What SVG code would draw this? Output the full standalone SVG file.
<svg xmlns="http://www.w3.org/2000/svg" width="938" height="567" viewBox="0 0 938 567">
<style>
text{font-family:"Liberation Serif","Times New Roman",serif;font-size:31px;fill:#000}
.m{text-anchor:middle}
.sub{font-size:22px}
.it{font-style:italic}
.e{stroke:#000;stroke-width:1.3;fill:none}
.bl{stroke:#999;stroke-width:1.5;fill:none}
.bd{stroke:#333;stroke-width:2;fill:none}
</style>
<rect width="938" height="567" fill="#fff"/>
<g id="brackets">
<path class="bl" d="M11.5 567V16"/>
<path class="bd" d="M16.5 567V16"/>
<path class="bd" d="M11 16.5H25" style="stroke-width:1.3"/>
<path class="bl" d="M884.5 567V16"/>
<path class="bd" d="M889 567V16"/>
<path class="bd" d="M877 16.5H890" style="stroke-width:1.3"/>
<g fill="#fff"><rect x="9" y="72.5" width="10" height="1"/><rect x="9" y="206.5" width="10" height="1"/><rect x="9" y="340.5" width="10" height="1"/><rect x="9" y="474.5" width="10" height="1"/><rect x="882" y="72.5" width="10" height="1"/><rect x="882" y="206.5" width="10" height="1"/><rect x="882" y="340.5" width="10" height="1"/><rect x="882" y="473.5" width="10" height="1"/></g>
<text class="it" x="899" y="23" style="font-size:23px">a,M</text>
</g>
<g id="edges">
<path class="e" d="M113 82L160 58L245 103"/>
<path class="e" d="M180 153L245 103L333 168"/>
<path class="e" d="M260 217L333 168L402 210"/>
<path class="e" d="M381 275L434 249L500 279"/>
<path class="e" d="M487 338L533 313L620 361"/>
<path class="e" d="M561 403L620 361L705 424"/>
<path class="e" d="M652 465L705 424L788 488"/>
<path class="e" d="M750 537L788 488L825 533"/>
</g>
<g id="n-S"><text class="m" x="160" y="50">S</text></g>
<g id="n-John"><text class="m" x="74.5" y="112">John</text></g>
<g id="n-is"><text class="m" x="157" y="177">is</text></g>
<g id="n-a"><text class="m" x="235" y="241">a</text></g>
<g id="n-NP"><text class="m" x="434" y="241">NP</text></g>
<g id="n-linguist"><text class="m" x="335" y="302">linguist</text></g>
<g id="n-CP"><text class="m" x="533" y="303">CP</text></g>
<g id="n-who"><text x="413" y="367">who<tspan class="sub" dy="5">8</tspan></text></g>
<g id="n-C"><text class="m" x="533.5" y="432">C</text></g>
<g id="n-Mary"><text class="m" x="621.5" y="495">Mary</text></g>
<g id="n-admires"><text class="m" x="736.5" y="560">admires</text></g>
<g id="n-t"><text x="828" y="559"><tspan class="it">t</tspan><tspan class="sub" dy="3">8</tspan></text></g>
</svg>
* * *
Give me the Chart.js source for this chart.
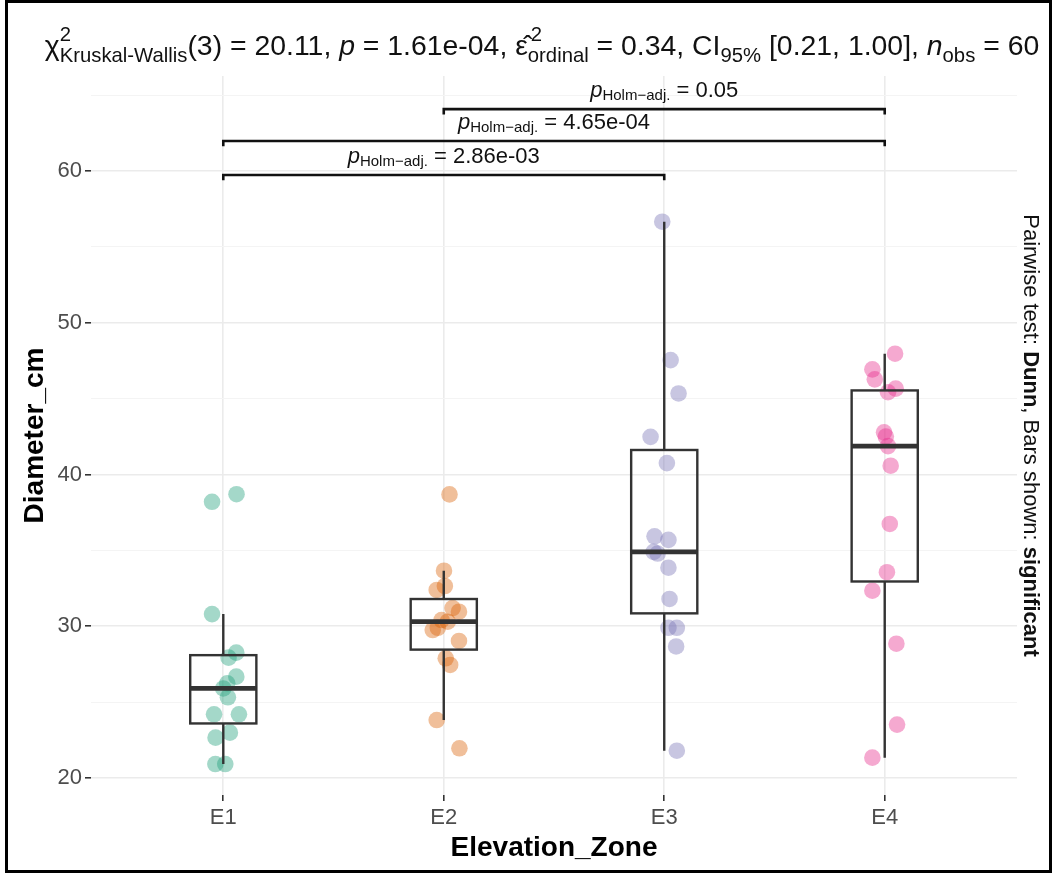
==
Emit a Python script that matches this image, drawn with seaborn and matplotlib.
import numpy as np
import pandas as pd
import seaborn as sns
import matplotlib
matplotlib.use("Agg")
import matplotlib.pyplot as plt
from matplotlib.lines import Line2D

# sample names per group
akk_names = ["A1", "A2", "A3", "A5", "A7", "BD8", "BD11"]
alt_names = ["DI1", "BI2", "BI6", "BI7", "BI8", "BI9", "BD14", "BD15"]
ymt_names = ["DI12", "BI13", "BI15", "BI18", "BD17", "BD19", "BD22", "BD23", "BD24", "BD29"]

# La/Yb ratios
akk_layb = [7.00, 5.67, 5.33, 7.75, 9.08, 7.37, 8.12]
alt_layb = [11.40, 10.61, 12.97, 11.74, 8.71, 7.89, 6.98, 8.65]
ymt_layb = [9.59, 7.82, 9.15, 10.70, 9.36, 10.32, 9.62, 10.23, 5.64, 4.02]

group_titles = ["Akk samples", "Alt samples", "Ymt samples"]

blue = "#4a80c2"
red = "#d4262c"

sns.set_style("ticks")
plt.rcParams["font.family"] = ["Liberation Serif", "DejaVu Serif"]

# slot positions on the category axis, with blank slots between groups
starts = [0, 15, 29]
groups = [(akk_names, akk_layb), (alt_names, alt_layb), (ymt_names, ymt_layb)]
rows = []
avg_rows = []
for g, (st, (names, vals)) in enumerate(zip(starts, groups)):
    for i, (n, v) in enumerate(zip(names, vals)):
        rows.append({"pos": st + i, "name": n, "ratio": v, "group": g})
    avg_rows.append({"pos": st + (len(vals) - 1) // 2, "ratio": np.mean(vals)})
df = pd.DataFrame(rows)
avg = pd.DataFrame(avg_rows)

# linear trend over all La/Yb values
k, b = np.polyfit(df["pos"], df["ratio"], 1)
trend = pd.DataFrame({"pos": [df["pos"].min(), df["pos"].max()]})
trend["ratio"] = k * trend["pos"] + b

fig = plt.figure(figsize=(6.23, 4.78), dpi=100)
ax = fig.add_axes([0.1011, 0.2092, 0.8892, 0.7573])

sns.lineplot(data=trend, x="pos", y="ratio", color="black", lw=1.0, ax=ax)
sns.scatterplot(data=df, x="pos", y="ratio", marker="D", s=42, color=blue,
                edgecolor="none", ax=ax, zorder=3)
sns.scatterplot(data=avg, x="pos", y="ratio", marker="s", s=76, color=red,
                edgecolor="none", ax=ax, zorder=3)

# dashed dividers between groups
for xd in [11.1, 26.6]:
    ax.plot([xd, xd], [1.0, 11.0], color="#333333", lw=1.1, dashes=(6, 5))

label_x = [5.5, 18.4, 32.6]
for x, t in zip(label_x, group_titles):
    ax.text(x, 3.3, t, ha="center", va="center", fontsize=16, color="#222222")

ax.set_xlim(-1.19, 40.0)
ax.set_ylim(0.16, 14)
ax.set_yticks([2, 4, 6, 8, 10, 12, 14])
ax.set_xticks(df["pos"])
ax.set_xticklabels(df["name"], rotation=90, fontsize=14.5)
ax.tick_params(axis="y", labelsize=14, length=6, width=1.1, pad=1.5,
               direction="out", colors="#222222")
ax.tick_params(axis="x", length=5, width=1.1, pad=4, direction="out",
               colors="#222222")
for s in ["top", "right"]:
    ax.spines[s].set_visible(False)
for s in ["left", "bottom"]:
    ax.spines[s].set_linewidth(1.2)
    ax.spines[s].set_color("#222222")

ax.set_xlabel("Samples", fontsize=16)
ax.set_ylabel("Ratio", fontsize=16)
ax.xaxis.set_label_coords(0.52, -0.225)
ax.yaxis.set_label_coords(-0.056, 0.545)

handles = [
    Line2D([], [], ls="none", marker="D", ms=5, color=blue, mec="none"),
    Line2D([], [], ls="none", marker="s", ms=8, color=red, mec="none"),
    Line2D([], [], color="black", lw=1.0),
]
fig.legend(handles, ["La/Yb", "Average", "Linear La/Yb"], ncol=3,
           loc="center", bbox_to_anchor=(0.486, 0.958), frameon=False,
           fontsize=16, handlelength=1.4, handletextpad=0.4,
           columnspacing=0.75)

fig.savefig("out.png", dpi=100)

# Task objective
Output only the lines from the one containing "Emit a Python" through the one containing "avg = pd.DataFrame(avg_rows)", inclusive, exactly as written.

# Full response
Emit a Python script that matches this image, drawn with seaborn and matplotlib.
import numpy as np
import pandas as pd
import seaborn as sns
import matplotlib
matplotlib.use("Agg")
import matplotlib.pyplot as plt
from matplotlib.lines import Line2D

# sample names per group
akk_names = ["A1", "A2", "A3", "A5", "A7", "BD8", "BD11"]
alt_names = ["DI1", "BI2", "BI6", "BI7", "BI8", "BI9", "BD14", "BD15"]
ymt_names = ["DI12", "BI13", "BI15", "BI18", "BD17", "BD19", "BD22", "BD23", "BD24", "BD29"]

# La/Yb ratios
akk_layb = [7.00, 5.67, 5.33, 7.75, 9.08, 7.37, 8.12]
alt_layb = [11.40, 10.61, 12.97, 11.74, 8.71, 7.89, 6.98, 8.65]
ymt_layb = [9.59, 7.82, 9.15, 10.70, 9.36, 10.32, 9.62, 10.23, 5.64, 4.02]

group_titles = ["Akk samples", "Alt samples", "Ymt samples"]

blue = "#4a80c2"
red = "#d4262c"

sns.set_style("ticks")
plt.rcParams["font.family"] = ["Liberation Serif", "DejaVu Serif"]

# slot positions on the category axis, with blank slots between groups
starts = [0, 15, 29]
groups = [(akk_names, akk_layb), (alt_names, alt_layb), (ymt_names, ymt_layb)]
rows = []
avg_rows = []
for g, (st, (names, vals)) in enumerate(zip(starts, groups)):
    for i, (n, v) in enumerate(zip(names, vals)):
        rows.append({"pos": st + i, "name": n, "ratio": v, "group": g})
    avg_rows.append({"pos": st + (len(vals) - 1) // 2, "ratio": np.mean(vals)})
df = pd.DataFrame(rows)
avg = pd.DataFrame(avg_rows)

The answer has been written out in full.